True Beginnings had a privacy policy that essentially prevented the site from sharing data if the company changed ownership. Such policies are fairly common, meant to assure consumers their information won’t be exploited in ways they didn’t anticipate. The policy frustrated Plenty of Fish, but that’s what it was supposed to do. When a privacy policy stipulates that the data can’t be shared, it really can’t be, said Ropes & Gray partner James DeGraw.

“Those [situations] have been around since the dawn of the Internet,” he said.

Determining whether privacy policies and applications of user information can be reconciled in a potential combination can be tricky, DeGraw said.

Many bigger players look for the cautious handling of data before they will even consider making an offer, pushing even the tiniest startups to polish their policies early on.

A watershed moment came in late 2011, when The Walt Disney Company was fined by the Federal Trade Commission over its $563 million up-front purchase of children’s gaming company Playdom, where the privacy policies were not quite airtight.The FTC charged Playdom and fingered one of its executives for illegally collecting and disclosing personal information from thousands of its young users. Playdom had potentially been eligible for an extra $200 million in earn-outs. Though Disney settled for $3 million, a tiny fraction of the deal, the FTC action may have jeopardized those optional payments.In any case, the regulatory situation doubtless came as an unwelcome surprise to Disney. Only a few months prior to that FTC action, before moving forward with another deal—rumored to be only in the tens of millions of dollars—Disney dispatched a diligence team that was bigger than its potential acquisition’s entire employee base, noted Ted Hollifield of Alston & Bird, who counseled the target.

When Lyon-Hintze mentions the Playdom situation to her clients, they’re often stunned to learn that an executive was named in the complaint.

“That really grabs any founder’s attention,” she said. “On this case, the FTC said no, you don’t get to gain from the deal and just walk away—you’ll still have skin in the game.”

‘part of the culture’

It’s the rare deal when privacy questions don’t factor in at all.

Only a “tiny minority of companies really have their act together,” said Jeffer Mangels Butler & Mitchell partner Robert Braun. “A good number of companies are completely out to lunch.”

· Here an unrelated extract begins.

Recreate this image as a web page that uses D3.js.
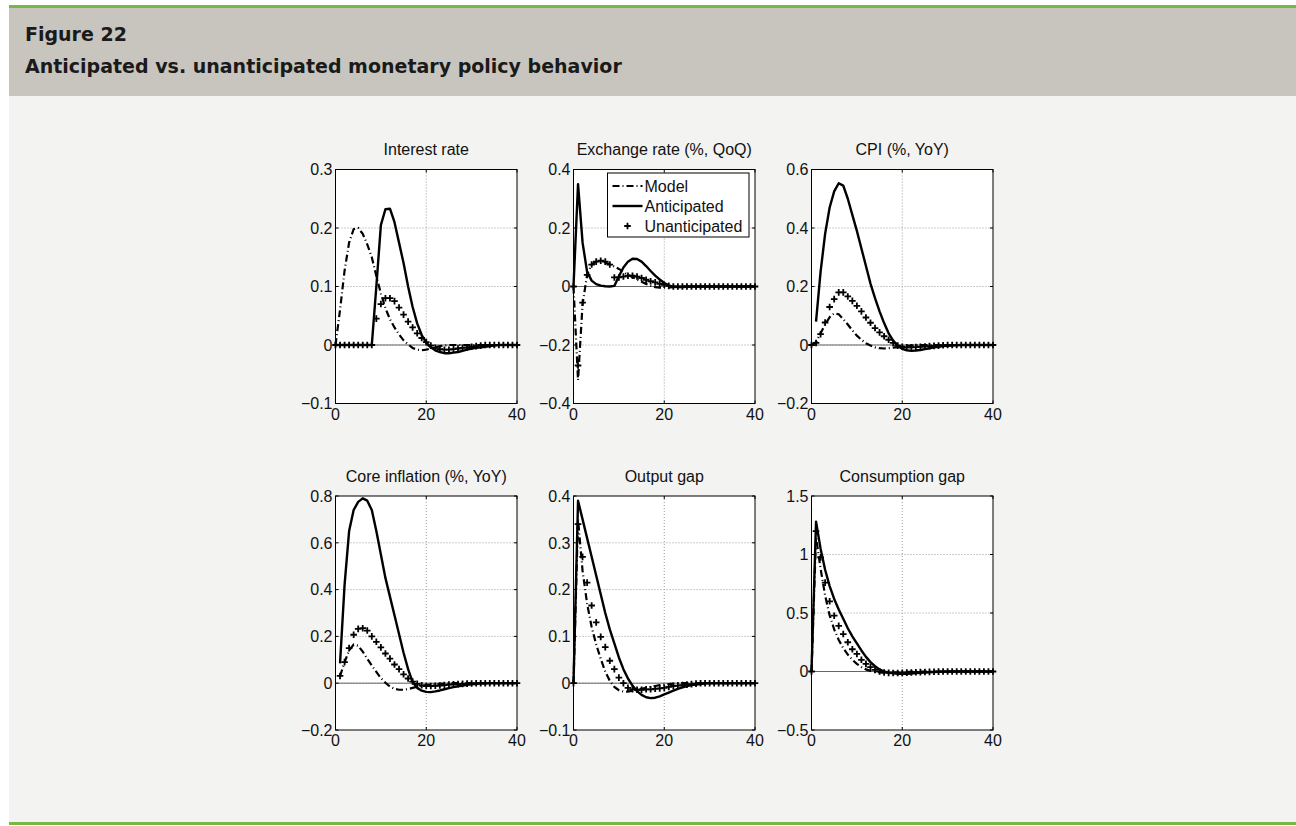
<!DOCTYPE html>
<html>
<head>
<meta charset="utf-8">
<script src="https://cdn.jsdelivr.net/npm/d3@7"></script>
<style>
  body { margin: 0; background: #fff; }
  svg { display: block; }
</style>
</head>
<body>
<svg id="fig" width="1296" height="826"></svg>
<script>
// horizon (quarters)
var periods = [0,1,2,3,4,5,6,7,8,9,10,11,12,13,14,15,16,17,18,19,20,
               21,22,23,24,25,26,27,28,29,30,31,32,33,34,35,36,37,38,39,40];

var panelTitles = ["Interest rate", "Exchange rate (%, QoQ)", "CPI (%, YoY)",
                   "Core inflation (%, YoY)", "Output gap", "Consumption gap"];
var seriesNames = ["Model", "Anticipated", "Unanticipated"];

// Interest rate
var rateModel = [0,0.06,0.127,0.175,0.198,0.2,0.19,0.172,0.15,0.118,0.088,0.063,0.044,0.03,0.018,0.008,0.001,-0.005,-0.008,-0.009,-0.008,-0.006,-0.004,-0.002,-0.001,
                 0,0,0,0,0,0,0,0,0,0,0,0,0,0,0,0];
var rateAnt = [0,0,0,0,0,0,0,0,0,0.1,0.205,0.232,0.233,0.21,0.175,0.14,0.1,0.065,0.037,0.017,0.004,-0.004,-0.009,-0.012,-0.014,-0.014,-0.013,-0.012,-0.01,-0.008,-0.006,-0.005,-0.004,-0.003,-0.002,-0.001,
               0,0,0,0,0];
var rateUnant = [0,0,0,0,0,0,0,0,0,0.045,0.07,0.08,0.08,0.075,0.064,0.052,0.04,0.03,0.02,0.012,0.005,-0.001,-0.005,-0.007,-0.008,-0.008,-0.007,-0.006,-0.005,-0.004,-0.003,-0.002,-0.001,
                 0,0,0,0,0,0,0,0];

// Exchange rate
var fxModel = [0,-0.32,-0.06,0.04,0.075,0.085,0.086,0.082,0.076,0.068,0.06,0.05,0.04,0.032,0.024,0.016,0.009,0.003,-0.002,-0.004,-0.004,-0.003,-0.002,-0.001,
               0,0,0,0,0,0,0,0,0,0,0,0,0,0,0,0,0];
var fxAnt = [0,0.35,0.15,0.05,0.02,0.008,0.003,0.001,0,0.002,0.035,0.065,0.085,0.095,0.094,0.085,0.07,0.053,0.037,0.024,0.012,0.004,-0.001,-0.002,-0.002,-0.001,
             0,0,0,0,0,0,0,0,0,0,0,0,0,0,0];
var fxUnant = [0,-0.27,-0.055,0.04,0.075,0.085,0.088,0.085,0.075,0.031,0.031,0.034,0.037,0.037,0.034,0.029,0.023,0.018,0.014,0.009,0.006,0.002,
               0,0,0,0,0,0,0,0,0,0,0,0,0,0,0,0,0,0,0];

// CPI
var cpiModel = [0,0.01,0.04,0.07,0.095,0.108,0.105,0.088,0.07,0.05,0.032,0.018,0.006,-0.002,-0.008,-0.011,-0.012,-0.011,-0.009,-0.007,-0.005,-0.003,-0.002,-0.001,
                0,0,0,0,0,0,0,0,0,0,0,0,0,0,0,0,0];
var cpiAnt = [null,0.08,0.25,0.38,0.47,0.525,0.553,0.545,0.5,0.445,0.39,0.33,0.27,0.21,0.16,0.115,0.075,0.04,0.015,-0.003,-0.013,-0.018,-0.02,-0.019,-0.017,-0.014,-0.011,-0.008,-0.006,-0.004,-0.003,-0.002,-0.001,
              0,0,0,0,0,0,0,0];
var cpiUnant = [0,0.007,0.037,0.077,0.13,0.157,0.18,0.18,0.166,0.151,0.134,0.115,0.094,0.076,0.058,0.043,0.03,0.018,0.007,-0.002,-0.006,-0.008,-0.008,-0.007,-0.006,-0.005,-0.004,-0.003,-0.002,-0.001,
                0,0,0,0,0,0,0,0,0,0,0];

// Core inflation
var coreModel = [null,0.03,0.09,0.14,0.165,0.16,0.135,0.105,0.075,0.048,0.022,0.002,-0.014,-0.024,-0.028,-0.028,-0.025,-0.02,-0.015,-0.011,-0.008,-0.006,-0.004,-0.003,-0.002,-0.001,
                 0,0,0,0,0,0,0,0,0,0,0,0,0,0,0];
var coreAnt = [null,0.085,0.42,0.65,0.74,0.775,0.79,0.78,0.74,0.65,0.55,0.45,0.37,0.29,0.21,0.13,0.06,0.005,-0.02,-0.032,-0.037,-0.038,-0.035,-0.031,-0.026,-0.021,-0.017,-0.013,-0.01,-0.007,-0.005,-0.003,-0.002,-0.001,
               0,0,0,0,0,0,0];
var coreUnant = [null,0.031,0.09,0.15,0.207,0.232,0.235,0.225,0.2,0.177,0.153,0.127,0.105,0.08,0.06,0.038,0.02,0.007,-0.003,-0.009,-0.012,-0.012,-0.011,-0.01,-0.008,-0.006,-0.005,-0.004,-0.003,-0.002,-0.001,
                 0,0,0,0,0,0,0,0,0,0];

// Output gap
var outModel = [0,0.35,0.24,0.17,0.12,0.083,0.052,0.025,0.005,-0.008,-0.015,-0.018,-0.018,-0.016,-0.014,-0.012,-0.01,-0.008,-0.006,-0.004,-0.003,-0.002,-0.001,
                0,0,0,0,0,0,0,0,0,0,0,0,0,0,0,0,0,0];
var outAnt = [0,0.39,0.35,0.31,0.27,0.23,0.19,0.15,0.115,0.085,0.055,0.03,0.01,-0.005,-0.017,-0.025,-0.03,-0.032,-0.031,-0.028,-0.024,-0.02,-0.016,-0.012,-0.009,-0.006,-0.004,-0.003,-0.002,-0.001,
              0,0,0,0,0,0,0,0,0,0,0];
var outUnant = [0,0.34,0.27,0.215,0.166,0.13,0.099,0.077,0.048,0.03,0.012,0,-0.01,-0.013,-0.014,-0.014,-0.013,-0.013,-0.012,-0.011,-0.01,-0.008,-0.006,-0.005,-0.004,-0.003,-0.002,-0.001,
                0,0,0,0,0,0,0,0,0,0,0,0,0];

// Consumption gap
var consModel = [0,1.15,0.88,0.65,0.48,0.36,0.27,0.2,0.145,0.1,0.065,0.038,0.018,0.005,-0.003,-0.008,-0.01,-0.01,-0.009,-0.007,-0.005,-0.003,-0.002,-0.001,
                 0,0,0,0,0,0,0,0,0,0,0,0,0,0,0,0,0];
var consAnt = [0,1.28,1.05,0.87,0.73,0.62,0.53,0.45,0.37,0.3,0.24,0.18,0.125,0.08,0.045,0.018,0,-0.01,-0.016,-0.019,-0.02,-0.019,-0.017,-0.014,-0.011,-0.009,-0.007,-0.005,-0.003,-0.002,-0.001,
               0,0,0,0,0,0,0,0,0,0];
var consUnant = [0,1.2,0.975,0.76,0.6,0.477,0.39,0.32,0.25,0.19,0.15,0.1,0.065,0.037,0.014,0,-0.008,-0.012,-0.013,-0.013,-0.012,-0.01,-0.008,-0.006,-0.005,-0.004,-0.003,-0.002,-0.001,
                 0,0,0,0,0,0,0,0,0,0,0,0];

// axis ticks
var xTicks = [0, 20, 40];
var rateTicks = [-0.1, 0, 0.1, 0.2, 0.3];
var fxTicks = [-0.4, -0.2, 0, 0.2, 0.4];
var cpiTicks = [-0.2, 0, 0.2, 0.4, 0.6];
var coreTicks = [-0.2, 0, 0.2, 0.4, 0.6, 0.8];
var outTicks = [-0.1, 0, 0.1, 0.2, 0.3, 0.4];
var consTicks = [-0.5, 0, 0.5, 1, 1.5];

var svg = d3.select("#fig");
var chartFont = "'Liberation Sans', Arial, Helvetica, sans-serif";

// page frame
svg.append("rect").attr("x", 9).attr("y", 5).attr("width", 1287).attr("height", 820).attr("fill", "#f3f3f1");
svg.append("rect").attr("x", 9).attr("y", 8).attr("width", 1287).attr("height", 88).attr("fill", "#c8c5be");
svg.append("rect").attr("x", 9).attr("y", 5).attr("width", 1287).attr("height", 3).attr("fill", "#76b843");
svg.append("rect").attr("x", 9).attr("y", 822).attr("width", 1287).attr("height", 3).attr("fill", "#76b843");

svg.append("text").attr("x", 25).attr("y", 41)
  .style("font-family", "'DejaVu Sans', Verdana, sans-serif").style("font-weight", "bold")
  .style("font-size", "19px").attr("fill", "#1a1a1a")
  .text("Figure 22");
svg.append("text").attr("x", 25).attr("y", 73)
  .style("font-family", "'DejaVu Sans', Verdana, sans-serif").style("font-weight", "bold")
  .style("font-size", "19px").attr("fill", "#1a1a1a")
  .text("Anticipated vs. unanticipated monetary policy behavior");

// panel grid positions
var colLeft = [335.5, 573.5, 811.5];
var rowTop = [169.5, 496];
var pw = 181.5, ph = 234;

var fmt = d3.format("~g");

function drawPanel(idx, ticks, model, ant, unant) {
  var left = colLeft[idx % 3], top = rowTop[Math.floor(idx / 3)];
  var x = d3.scaleLinear().domain([0, 40]).range([left, left + pw]);
  var y = d3.scaleLinear().domain([ticks[0], ticks[ticks.length - 1]]).range([top + ph, top]);
  var g = svg.append("g");

  g.append("rect").attr("x", left).attr("y", top).attr("width", pw).attr("height", ph).attr("fill", "#fff");

  // dotted grid
  g.selectAll(".gx").data(xTicks.slice(1, -1)).enter().append("line")
    .attr("x1", d => x(d)).attr("x2", d => x(d)).attr("y1", top).attr("y2", top + ph)
    .attr("stroke", "#9a9a9a").attr("stroke-width", 1).attr("stroke-dasharray", "1,2");
  g.selectAll(".gy").data(ticks.slice(1, -1)).enter().append("line")
    .attr("x1", left).attr("x2", left + pw).attr("y1", d => y(d)).attr("y2", d => y(d))
    .attr("stroke", "#9a9a9a").attr("stroke-width", 1).attr("stroke-dasharray", "1,2");

  // zero line
  g.append("line").attr("x1", left).attr("x2", left + pw).attr("y1", y(0)).attr("y2", y(0))
    .attr("stroke", "#666").attr("stroke-width", 1);

  var line = d3.line()
    .defined(d => d[1] != null)
    .x(d => x(d[0])).y(d => y(d[1]));

  g.append("path").datum(periods.map((p, i) => [p, model[i]]))
    .attr("d", line).attr("fill", "none").attr("stroke", "#000")
    .attr("stroke-width", 2.2).attr("stroke-dasharray", "7,3,1,3");
  g.append("path").datum(periods.map((p, i) => [p, ant[i]]))
    .attr("d", line).attr("fill", "none").attr("stroke", "#000")
    .attr("stroke-width", 2.4).attr("stroke-linejoin", "round");

  var pts = periods.map((p, i) => [p, unant[i]]).filter(d => d[1] != null);
  g.selectAll(".mk").data(pts).enter().append("path")
    .attr("transform", d => "translate(" + x(d[0]) + "," + y(d[1]) + ")")
    .attr("d", "M-3.3,0H3.3M0,-3.3V3.3")
    .attr("stroke", "#000").attr("stroke-width", 1.8);

  // box + small inward ticks
  g.append("rect").attr("x", left).attr("y", top).attr("width", pw).attr("height", ph)
    .attr("fill", "none").attr("stroke", "#000").attr("stroke-width", 1);
  xTicks.forEach(function (t) {
    g.append("line").attr("x1", x(t)).attr("x2", x(t)).attr("y1", top + ph).attr("y2", top + ph - 3).attr("stroke", "#000");
    g.append("line").attr("x1", x(t)).attr("x2", x(t)).attr("y1", top).attr("y2", top + 3).attr("stroke", "#000");
  });
  ticks.forEach(function (t) {
    g.append("line").attr("x1", left).attr("x2", left + 3).attr("y1", y(t)).attr("y2", y(t)).attr("stroke", "#000");
    g.append("line").attr("x1", left + pw).attr("x2", left + pw - 3).attr("y1", y(t)).attr("y2", y(t)).attr("stroke", "#000");
  });

  // tick labels
  g.selectAll(".yl").data(ticks).enter().append("text")
    .attr("x", left - 3).attr("y", d => y(d)).attr("dy", "0.36em")
    .attr("text-anchor", "end").style("font-family", chartFont).style("font-size", "16px")
    .attr("fill", "#111").text(d => fmt(d));
  g.selectAll(".xl").data(xTicks).enter().append("text")
    .attr("x", d => x(d)).attr("y", top + ph + 16)
    .attr("text-anchor", "middle").style("font-family", chartFont).style("font-size", "16px")
    .attr("fill", "#111").text(d => fmt(d));

  // title
  g.append("text").attr("x", left + pw / 2).attr("y", top - 14.5)
    .attr("text-anchor", "middle").style("font-family", chartFont).style("font-size", "16px")
    .attr("fill", "#111").text(panelTitles[idx]);

  return { x: x, y: y, left: left, top: top };
}

drawPanel(0, rateTicks, rateModel, rateAnt, rateUnant);
var fxPanel = drawPanel(1, fxTicks, fxModel, fxAnt, fxUnant);
drawPanel(2, cpiTicks, cpiModel, cpiAnt, cpiUnant);
drawPanel(3, coreTicks, coreModel, coreAnt, coreUnant);
drawPanel(4, outTicks, outModel, outAnt, outUnant);
drawPanel(5, consTicks, consModel, consAnt, consUnant);

// legend inside the exchange rate panel
var lg = svg.append("g").attr("transform", "translate(607.5,173)");
lg.append("rect").attr("width", 141.5).attr("height", 64).attr("fill", "#fff")
  .attr("stroke", "#000").attr("stroke-width", 1);
seriesNames.forEach(function (name, i) {
  var ly = 13 + i * 20;
  if (i === 0) {
    lg.append("line").attr("x1", 5).attr("x2", 35).attr("y1", ly).attr("y2", ly)
      .attr("stroke", "#000").attr("stroke-width", 2.2).attr("stroke-dasharray", "7,3,1,3");
  } else if (i === 1) {
    lg.append("line").attr("x1", 5).attr("x2", 35).attr("y1", ly).attr("y2", ly)
      .attr("stroke", "#000").attr("stroke-width", 2.4);
  } else {
    lg.append("path").attr("transform", "translate(20," + ly + ")")
      .attr("d", "M-3.3,0H3.3M0,-3.3V3.3").attr("stroke", "#000").attr("stroke-width", 1.8);
  }
  lg.append("text").attr("x", 37).attr("y", ly).attr("dy", "0.36em")
    .style("font-family", chartFont).style("font-size", "16px").attr("fill", "#111").text(name);
});
</script>
</body>
</html>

Sometimes privacy lapses are outright deal-breakers. In other circumstances, would-be acquirers may give their targets a few months to clean up operations—time that could be avoided had executives spent a few hours with a privacy attorney early in the company’s existence. Acquirers may alternatively choose to lower their bids, to preserve funds that may be needed to fix things later on.

In a frothy market, however, patience and price sensitivity might not be possible, DeGraw said. If a company low-balls or threatens to walk away, a competitor might scoop up its intended prey.

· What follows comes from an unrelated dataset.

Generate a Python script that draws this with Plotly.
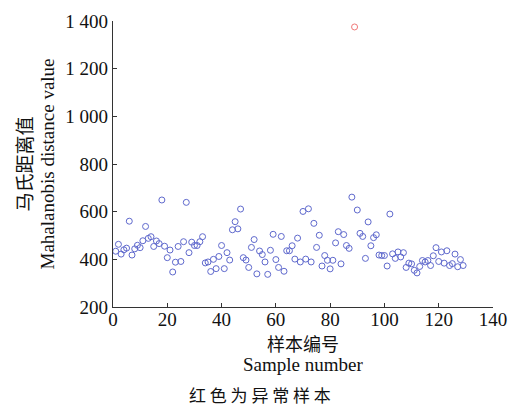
import plotly.graph_objects as go

# Mahalanobis distance for each sample (sample 89 is the anomaly)
sample_ids = list(range(1, 130))
distances = [
    434, 463, 422, 440, 447, 560, 418, 444, 459, 449,
    478, 538, 488, 495, 454, 477, 466, 649, 455, 407,
    439, 347, 388, 454, 391, 474, 639, 428, 472, 458,
    458, 474, 495, 385, 389, 349, 400, 361, 412, 458,
    361, 428, 397, 524, 558, 528, 611, 407, 397, 366,
    450, 483, 339, 435, 420, 389, 337, 438, 505, 399,
    366, 496, 350, 436, 436, 457, 401, 489, 389, 601,
    401, 612, 389, 551, 450, 501, 372, 416, 396, 360,
    396, 469, 516, 381, 504, 458, 446, 661, 1375, 607,
    509, 496, 404, 557, 457, 491, 503, 418, 416, 416,
    372, 590, 423, 404, 431, 410, 428, 366, 384, 381,
    354, 343, 370, 395, 389, 395, 374, 415, 449, 391,
    431, 384, 436, 374, 382, 422, 369, 399, 374,
]
anomaly_ids = [89]

y_ticks = [200, 400, 600, 800, 1000, 1200, 1400]
y_tick_text = ["200", "400", "600", "800", "1 000", "1 200", "1 400"]
x_ticks = [0, 20, 40, 60, 80, 100, 120, 140]

normal_x = [s for s in sample_ids if s not in anomaly_ids]
normal_y = [d for s, d in zip(sample_ids, distances) if s not in anomaly_ids]
anom_x = [s for s in sample_ids if s in anomaly_ids]
anom_y = [d for s, d in zip(sample_ids, distances) if s in anomaly_ids]

SERIF = "Liberation Serif, Times New Roman, Noto Sans CJK SC, serif"
CJK = "Noto Sans CJK SC, Liberation Serif, serif"

fig = go.Figure()
fig.add_trace(go.Scatter(
    x=normal_x, y=normal_y, mode="markers",
    marker=dict(symbol="circle-open", size=6, color="rgb(95,105,205)",
                line=dict(width=1)),
    showlegend=False,
))
fig.add_trace(go.Scatter(
    x=anom_x, y=anom_y, mode="markers",
    marker=dict(symbol="circle-open", size=6, color="rgb(240,120,120)",
                line=dict(width=1)),
    showlegend=False,
))

axis_common = dict(
    showgrid=False, zeroline=False, showline=True,
    linecolor="#333", linewidth=1.2,
    ticks="inside", ticklen=4, tickwidth=1, tickcolor="#333",
    tickfont=dict(family=SERIF, size=19, color="#111"),
)
fig.update_xaxes(range=[0, 140], tickvals=x_ticks, ticklabelstandoff=-5,
                 **axis_common)
fig.update_yaxes(range=[200, 1400], tickvals=y_ticks, ticktext=y_tick_text,
                 **axis_common)

annotations = [
    dict(text="马氏距离值", x=-0.238, y=0.5, textangle=-90,
         font=dict(family=CJK, size=19, color="#111")),
    dict(text="Mahalanobis distance value", x=-0.175, y=0.5, textangle=-90,
         font=dict(family=SERIF, size=19, color="#111")),
    dict(text="样本编号", x=0.5, y=-0.125,
         font=dict(family=CJK, size=18, color="#111")),
    dict(text="Sample number", x=0.5, y=-0.201,
         font=dict(family=SERIF, size=19, color="#111")),
    dict(text="红 色 为 异 常 样 本", x=0.387, y=-0.307,
         font=dict(family=CJK, size=17, color="#111")),
]
for a in annotations:
    a.update(xref="paper", yref="paper", showarrow=False,
             xanchor="center", yanchor="middle")

fig.update_layout(
    width=519, height=412,
    margin=dict(l=113, r=26, t=11, b=105),
    paper_bgcolor="white", plot_bgcolor="white",
    annotations=annotations,
)

fig.write_html("out.html")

Beyond the regulatory scrutiny, more users are paying close attention to how their information is being preserved and handled. Often, companies simply want to do the right thing in the interest of consumer trust, said Cooley’s Lyon-Hintze.

“More and more clients are coming to us just wanting to know for the sake of being better at protecting consumer privacy,” she said. “For the rest, the fear of a delayed or blocked deal or one that’s going to cost them more money is enough to get them to pay attention.”

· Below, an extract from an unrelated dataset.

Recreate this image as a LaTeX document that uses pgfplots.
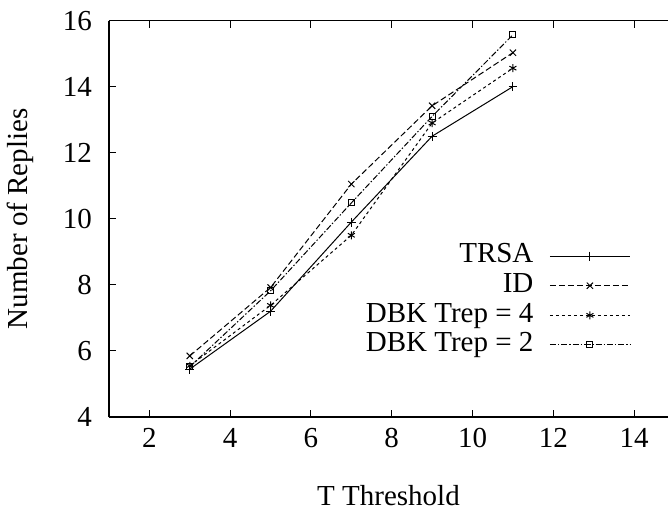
\documentclass[border=0pt]{standalone}
\usepackage{fontspec}
\setmainfont{Liberation Serif}
\usepackage{pgfplots}
\pgfplotsset{compat=1.18}

\begin{document}
\begin{tikzpicture}
\begin{axis}[
  width=279.5pt, height=198.2pt, scale only axis,
  xmin=1, xmax=14.84, ymin=4, ymax=16,
  xtick={2,4,...,14}, ytick={4,6,...,16},
  axis x line*=box, axis y line*=left,
  axis line style={line width=0.6pt, -},
  tick style={line width=0.5pt, black},
  major tick length=3.5pt,
  tick align=inside,
  font=\fontsize{14.5}{16}\selectfont,
  /pgf/number format/assume math mode=true,
  xticklabel style={yshift=-2pt},
  yticklabel style={xshift=-5pt},
  xlabel={T Threshold}, ylabel={Number of Replies},
  xlabel style={at={(axis description cs:0.5,0)}, anchor=center, yshift=-39.5pt},
  ylabel style={at={(axis description cs:-0.159,0.5)}, anchor=center},
  legend plot pos=right,
  legend cell align=right,
  legend image code/.code={%
    \draw[mark repeat=2, mark phase=2, #1]
      plot coordinates {(0pt,0pt) (20pt,0pt) (40pt,0pt)};},
  legend style={draw=none, fill=none, at={(axis cs:13.92,9.33)}, anchor=north east,
    inner sep=0pt, row sep=0pt, column sep=6pt,
    nodes={inner xsep=2pt, inner ysep=1pt, text height=9.8pt, text depth=3pt}},
  every axis plot/.append style={line width=0.5pt, black, mark options={solid}},
]
\addplot[mark=+, mark size=2.2pt] coordinates {
  (3,5.45) (5,7.20) (7,9.90) (9,12.50) (11,14.00)};
\addplot[mark=x, mark size=2.2pt, dash pattern=on 3pt off 1.5pt] coordinates {
  (3,5.85) (5,7.92) (7,11.05) (9,13.42) (11,15.03)};
\addplot[mark=asterisk, mark size=2pt, dash pattern=on 1.5pt off 1.5pt] coordinates {
  (3,5.55) (5,7.38) (7,9.50) (9,12.90) (11,14.56)};
\addplot[mark=square, mark size=1.5pt, dash pattern=on 3pt off 1pt on 0.7pt off 1pt] coordinates {
  (3,5.52) (5,7.82) (7,10.48) (9,13.10) (11,15.57)};
\legend{TRSA, ID, DBK Trep = 4, DBK Trep = 2}
\end{axis}
\pgfresetboundingbox
\path[use as bounding box] (-54.5pt,-48pt) rectangle (279.5pt,208.5pt);
\end{tikzpicture}
\end{document}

If they can afford it up-front, most start-ups would rather circumvent privacy concerns than leave cash on the deal table. That’s why one unnamed, early-stage tech startup, swore off third-party cookies, one attorney noted.

And increasingly, angel investors and venture capitalists, focused as ever on recouping initial investments, are piping up about privacy issues, attorneys say.

As innovation comes to all corners of the world, attorneys and their clients have puzzled over what areas can escape privacy concerns.

“Considering it’ll soon be common to be able to control Christmas lights with an app on a phone, folks are having a hard time coming up with an industry that won’t somehow be impacted,” DeGraw said.

Regulators have expressed interest, for example, in the proliferation of information that stems from growing device interconnectivity. Others want to explore what infrastructure could be compromised by devices that promise convenience.

And as hindsight brings clarity and routine to technology transactions, now companies of any stripe—and deals between them—come with an expectation of a careful scrub for privacy issues.

“Privacy is part of the culture now,” DeGraw says.